## start Stored data
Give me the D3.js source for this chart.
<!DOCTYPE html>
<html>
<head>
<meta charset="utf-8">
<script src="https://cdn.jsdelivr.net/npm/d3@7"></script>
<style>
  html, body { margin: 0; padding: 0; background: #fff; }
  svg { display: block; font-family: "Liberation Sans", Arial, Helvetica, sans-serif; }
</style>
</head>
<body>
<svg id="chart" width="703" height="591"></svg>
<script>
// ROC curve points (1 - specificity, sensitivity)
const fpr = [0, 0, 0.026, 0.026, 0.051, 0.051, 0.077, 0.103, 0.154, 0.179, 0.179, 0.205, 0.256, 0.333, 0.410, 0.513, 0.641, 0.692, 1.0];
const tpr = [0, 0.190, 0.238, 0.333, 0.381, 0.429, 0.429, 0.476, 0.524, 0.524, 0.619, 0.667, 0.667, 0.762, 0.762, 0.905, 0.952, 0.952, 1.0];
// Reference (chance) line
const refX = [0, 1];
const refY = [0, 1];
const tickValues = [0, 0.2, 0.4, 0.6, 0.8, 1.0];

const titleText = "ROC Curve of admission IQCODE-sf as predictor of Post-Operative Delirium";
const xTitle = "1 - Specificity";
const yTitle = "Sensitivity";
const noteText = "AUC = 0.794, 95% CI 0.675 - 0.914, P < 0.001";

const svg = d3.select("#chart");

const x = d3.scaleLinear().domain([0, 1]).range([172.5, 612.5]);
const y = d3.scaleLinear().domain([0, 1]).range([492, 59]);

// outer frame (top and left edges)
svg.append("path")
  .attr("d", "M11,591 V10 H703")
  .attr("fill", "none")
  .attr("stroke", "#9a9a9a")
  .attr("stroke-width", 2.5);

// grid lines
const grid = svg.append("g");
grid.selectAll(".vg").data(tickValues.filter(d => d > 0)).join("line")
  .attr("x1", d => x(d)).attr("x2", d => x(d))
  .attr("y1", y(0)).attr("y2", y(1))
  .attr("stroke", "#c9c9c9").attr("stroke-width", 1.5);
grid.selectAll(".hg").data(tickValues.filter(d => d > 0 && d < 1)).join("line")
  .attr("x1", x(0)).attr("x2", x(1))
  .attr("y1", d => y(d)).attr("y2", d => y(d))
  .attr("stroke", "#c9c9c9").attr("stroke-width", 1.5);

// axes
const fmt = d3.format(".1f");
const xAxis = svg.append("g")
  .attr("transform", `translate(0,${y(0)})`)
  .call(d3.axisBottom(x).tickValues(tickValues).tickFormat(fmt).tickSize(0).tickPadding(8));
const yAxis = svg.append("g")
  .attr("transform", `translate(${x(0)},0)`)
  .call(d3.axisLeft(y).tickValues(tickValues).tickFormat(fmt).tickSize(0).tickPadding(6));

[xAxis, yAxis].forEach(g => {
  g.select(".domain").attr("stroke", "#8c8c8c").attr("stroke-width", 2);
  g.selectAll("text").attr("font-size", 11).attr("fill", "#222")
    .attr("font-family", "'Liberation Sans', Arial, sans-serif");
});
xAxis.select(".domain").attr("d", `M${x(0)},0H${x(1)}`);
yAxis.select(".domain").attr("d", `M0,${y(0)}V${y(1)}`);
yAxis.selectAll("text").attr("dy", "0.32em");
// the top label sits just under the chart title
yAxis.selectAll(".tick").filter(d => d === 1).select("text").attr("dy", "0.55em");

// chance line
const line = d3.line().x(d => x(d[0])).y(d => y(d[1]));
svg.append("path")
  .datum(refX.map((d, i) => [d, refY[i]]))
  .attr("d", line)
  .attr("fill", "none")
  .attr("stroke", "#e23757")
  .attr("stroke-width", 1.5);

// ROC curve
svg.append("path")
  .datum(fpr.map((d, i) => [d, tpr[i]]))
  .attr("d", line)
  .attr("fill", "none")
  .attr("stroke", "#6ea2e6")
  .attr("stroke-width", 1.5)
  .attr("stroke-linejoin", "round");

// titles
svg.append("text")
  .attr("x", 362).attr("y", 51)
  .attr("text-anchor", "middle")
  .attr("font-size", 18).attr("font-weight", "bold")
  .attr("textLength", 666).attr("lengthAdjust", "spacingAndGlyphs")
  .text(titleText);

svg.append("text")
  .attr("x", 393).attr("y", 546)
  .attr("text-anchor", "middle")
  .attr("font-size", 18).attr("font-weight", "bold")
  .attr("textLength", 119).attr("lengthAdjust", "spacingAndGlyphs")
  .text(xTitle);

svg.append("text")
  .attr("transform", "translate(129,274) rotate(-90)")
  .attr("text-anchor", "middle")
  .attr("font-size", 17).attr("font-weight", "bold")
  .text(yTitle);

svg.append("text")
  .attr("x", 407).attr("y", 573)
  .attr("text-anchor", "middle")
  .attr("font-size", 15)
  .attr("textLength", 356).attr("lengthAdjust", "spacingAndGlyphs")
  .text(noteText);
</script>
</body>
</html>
## end Stored data
> **Aim**
Print out the whole listing exactly as it appears.

> **Solution to the exercise**
Give me the D3.js source for this chart.
<!DOCTYPE html>
<html>
<head>
<meta charset="utf-8">
<script src="https://cdn.jsdelivr.net/npm/d3@7"></script>
<style>
  html, body { margin: 0; padding: 0; background: #fff; }
  svg { display: block; font-family: "Liberation Sans", Arial, Helvetica, sans-serif; }
</style>
</head>
<body>
<svg id="chart" width="703" height="591"></svg>
<script>
// ROC curve points (1 - specificity, sensitivity)
const fpr = [0, 0, 0.026, 0.026, 0.051, 0.051, 0.077, 0.103, 0.154, 0.179, 0.179, 0.205, 0.256, 0.333, 0.410, 0.513, 0.641, 0.692, 1.0];
const tpr = [0, 0.190, 0.238, 0.333, 0.381, 0.429, 0.429, 0.476, 0.524, 0.524, 0.619, 0.667, 0.667, 0.762, 0.762, 0.905, 0.952, 0.952, 1.0];
// Reference (chance) line
const refX = [0, 1];
const refY = [0, 1];
const tickValues = [0, 0.2, 0.4, 0.6, 0.8, 1.0];

const titleText = "ROC Curve of admission IQCODE-sf as predictor of Post-Operative Delirium";
const xTitle = "1 - Specificity";
const yTitle = "Sensitivity";
const noteText = "AUC = 0.794, 95% CI 0.675 - 0.914, P < 0.001";

const svg = d3.select("#chart");

const x = d3.scaleLinear().domain([0, 1]).range([172.5, 612.5]);
const y = d3.scaleLinear().domain([0, 1]).range([492, 59]);

// outer frame (top and left edges)
svg.append("path")
  .attr("d", "M11,591 V10 H703")
  .attr("fill", "none")
  .attr("stroke", "#9a9a9a")
  .attr("stroke-width", 2.5);

// grid lines
const grid = svg.append("g");
grid.selectAll(".vg").data(tickValues.filter(d => d > 0)).join("line")
  .attr("x1", d => x(d)).attr("x2", d => x(d))
  .attr("y1", y(0)).attr("y2", y(1))
  .attr("stroke", "#c9c9c9").attr("stroke-width", 1.5);
grid.selectAll(".hg").data(tickValues.filter(d => d > 0 && d < 1)).join("line")
  .attr("x1", x(0)).attr("x2", x(1))
  .attr("y1", d => y(d)).attr("y2", d => y(d))
  .attr("stroke", "#c9c9c9").attr("stroke-width", 1.5);

// axes
const fmt = d3.format(".1f");
const xAxis = svg.append("g")
  .attr("transform", `translate(0,${y(0)})`)
  .call(d3.axisBottom(x).tickValues(tickValues).tickFormat(fmt).tickSize(0).tickPadding(8));
const yAxis = svg.append("g")
  .attr("transform", `translate(${x(0)},0)`)
  .call(d3.axisLeft(y).tickValues(tickValues).tickFormat(fmt).tickSize(0).tickPadding(6));

[xAxis, yAxis].forEach(g => {
  g.select(".domain").attr("stroke", "#8c8c8c").attr("stroke-width", 2);
  g.selectAll("text").attr("font-size", 11).attr("fill", "#222")
    .attr("font-family", "'Liberation Sans', Arial, sans-serif");
});
xAxis.select(".domain").attr("d", `M${x(0)},0H${x(1)}`);
yAxis.select(".domain").attr("d", `M0,${y(0)}V${y(1)}`);
yAxis.selectAll("text").attr("dy", "0.32em");
// the top label sits just under the chart title
yAxis.selectAll(".tick").filter(d => d === 1).select("text").attr("dy", "0.55em");

// chance line
const line = d3.line().x(d => x(d[0])).y(d => y(d[1]));
svg.append("path")
  .datum(refX.map((d, i) => [d, refY[i]]))
  .attr("d", line)
  .attr("fill", "none")
  .attr("stroke", "#e23757")
  .attr("stroke-width", 1.5);

// ROC curve
svg.append("path")
  .datum(fpr.map((d, i) => [d, tpr[i]]))
  .attr("d", line)
  .attr("fill", "none")
  .attr("stroke", "#6ea2e6")
  .attr("stroke-width", 1.5)
  .attr("stroke-linejoin", "round");

// titles
svg.append("text")
  .attr("x", 362).attr("y", 51)
  .attr("text-anchor", "middle")
  .attr("font-size", 18).attr("font-weight", "bold")
  .attr("textLength", 666).attr("lengthAdjust", "spacingAndGlyphs")
  .text(titleText);

svg.append("text")
  .attr("x", 393).attr("y", 546)
  .attr("text-anchor", "middle")
  .attr("font-size", 18).attr("font-weight", "bold")
  .attr("textLength", 119).attr("lengthAdjust", "spacingAndGlyphs")
  .text(xTitle);

svg.append("text")
  .attr("transform", "translate(129,274) rotate(-90)")
  .attr("text-anchor", "middle")
  .attr("font-size", 17).attr("font-weight", "bold")
  .text(yTitle);

svg.append("text")
  .attr("x", 407).attr("y", 573)
  .attr("text-anchor", "middle")
  .attr("font-size", 15)
  .attr("textLength", 356).attr("lengthAdjust", "spacingAndGlyphs")
  .text(noteText);
</script>
</body>
</html>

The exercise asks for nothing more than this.